◆ WHAT TO DO ◆
Print nothing but the lines from the start of the listing below through the line that contains "-0.0129, -0.0083, -0.0055]". Do not include the pictures.

— start of DATA SECTION —

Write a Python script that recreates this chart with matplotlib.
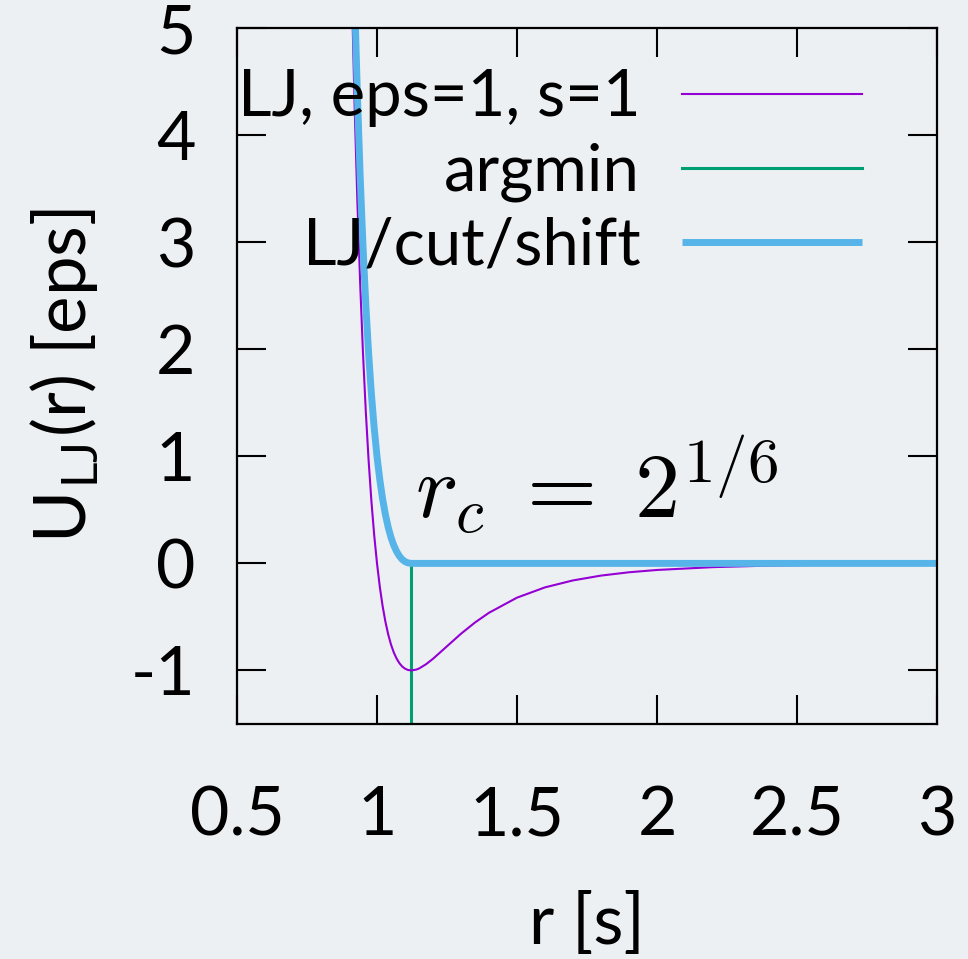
import matplotlib
matplotlib.use("Agg")
import matplotlib.pyplot as plt

# ---- data ----
r_lj = [0.90, 0.91, 0.92, 0.93, 0.94, 0.95, 0.96, 0.97, 0.98, 0.99, 1.00,
        1.01, 1.02, 1.03, 1.04, 1.05, 1.06, 1.07, 1.08, 1.09, 1.10, 1.11,
        1.1225, 1.14, 1.15, 1.175, 1.20, 1.25, 1.30, 1.35, 1.40, 1.50, 1.60,
        1.70, 1.80, 1.90, 2.00, 2.20, 2.40, 2.60, 2.80, 3.00]
u_lj = [6.636, 5.360, 4.281, 3.373, 2.606, 1.961, 1.418, 0.963, 0.582, 0.264, 0.0,
        -0.218, -0.398, -0.544, -0.663, -0.758, -0.832, -0.889, -0.932, -0.963, -0.983, -0.995,
        -1.000, -0.992, -0.982, -0.942, -0.891, -0.774, -0.657, -0.552, -0.461, -0.320, -0.224,
        -0.159, -0.114, -0.083, -0.0615, -0.035, -0.0208, -0.0129, -0.0083, -0.0055]

r_cs = [0.90, 0.91, 0.92, 0.93, 0.94, 0.95, 0.96, 0.97, 0.98, 0.99, 1.00,
        1.01, 1.02, 1.03, 1.04, 1.05, 1.06, 1.07, 1.08, 1.09, 1.10, 1.11,
        1.1225, 3.00]
u_cs = [7.636, 6.360, 5.281, 4.373, 3.606, 2.961, 2.418, 1.963, 1.582, 1.264, 1.0,
        0.782, 0.602, 0.456, 0.337, 0.242, 0.168, 0.111, 0.068, 0.037, 0.017, 0.005,
        0.0, 0.0]

r_min = [1.1225, 1.1225]
u_min = [-1.5, 0.0]

xticks = [0.5, 1, 1.5, 2, 2.5, 3]
xticklabels = ["0.5", "1", "1.5", "2", "2.5", "3"]
yticks = [-1, 0, 1, 2, 3, 4, 5]
yticklabels = ["-1", "0", "1", "2", "3", "4", "5"]

labels = ["LJ, eps=1, s=1", "argmin", "LJ/cut/shift"]

# ---- figure ----
bg = "#edf0f3"
plt.rcParams["font.family"] = ["Lato", "DejaVu Sans"]
plt.rcParams["mathtext.fontset"] = "cm"

fig = plt.figure(figsize=(9.68, 9.59), dpi=100, facecolor=bg)
ax = fig.add_axes([237/968, 1-724/959, 700/968, 696/959])
ax.set_facecolor(bg)

ax.plot(r_lj, u_lj, color="#9400d3", lw=1.5, label=labels[0], zorder=3)
ax.plot(r_min, u_min, color="#009e73", lw=2.2, label=labels[1], zorder=2)
ax.plot(r_cs, u_cs, color="#56b4e9", lw=5.0, label=labels[2], zorder=4,
        solid_capstyle="butt")

ax.set_xlim(0.5, 3)
ax.set_ylim(-1.5, 5)
ax.set_xticks(xticks)
ax.set_xticklabels(xticklabels)
ax.set_yticks(yticks)
ax.set_yticklabels(yticklabels)

for s in ax.spines.values():
    s.set_linewidth(1.6)
    s.set_zorder(5)

ax.tick_params(axis="both", direction="in", length=21, width=1.5,
               top=True, right=True, labelsize=49)
ax.tick_params(axis="x", pad=44)
ax.tick_params(axis="y", pad=30)

ax.set_xlabel("r [s]", fontsize=50, labelpad=32)
ax.set_ylabel(r"U$_{\mathregular{LJ}}$(r) [eps]", fontsize=51, labelpad=22)

ax.text(1.136, 0.424, r"$r_c\;=\;2^{1/6}$", fontsize=65, zorder=6)

leg = ax.legend(loc="upper right", bbox_to_anchor=(0.893, 0.942),
                frameon=False, markerfirst=False,
                fontsize=47, handlelength=2.76, handletextpad=0.64,
                borderaxespad=0.0, borderpad=0.0, labelspacing=0.23)
for t in leg.get_texts():
    t.set_ha("right")
leg.set_zorder(6)

fig.savefig("out.png", dpi=100, facecolor=bg)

— end of DATA SECTION —

◆ SOLVED PROBLEM ◆
Write a Python script that recreates this chart with matplotlib.
import matplotlib
matplotlib.use("Agg")
import matplotlib.pyplot as plt

# ---- data ----
r_lj = [0.90, 0.91, 0.92, 0.93, 0.94, 0.95, 0.96, 0.97, 0.98, 0.99, 1.00,
        1.01, 1.02, 1.03, 1.04, 1.05, 1.06, 1.07, 1.08, 1.09, 1.10, 1.11,
        1.1225, 1.14, 1.15, 1.175, 1.20, 1.25, 1.30, 1.35, 1.40, 1.50, 1.60,
        1.70, 1.80, 1.90, 2.00, 2.20, 2.40, 2.60, 2.80, 3.00]
u_lj = [6.636, 5.360, 4.281, 3.373, 2.606, 1.961, 1.418, 0.963, 0.582, 0.264, 0.0,
        -0.218, -0.398, -0.544, -0.663, -0.758, -0.832, -0.889, -0.932, -0.963, -0.983, -0.995,
        -1.000, -0.992, -0.982, -0.942, -0.891, -0.774, -0.657, -0.552, -0.461, -0.320, -0.224,
        -0.159, -0.114, -0.083, -0.0615, -0.035, -0.0208, -0.0129, -0.0083, -0.0055]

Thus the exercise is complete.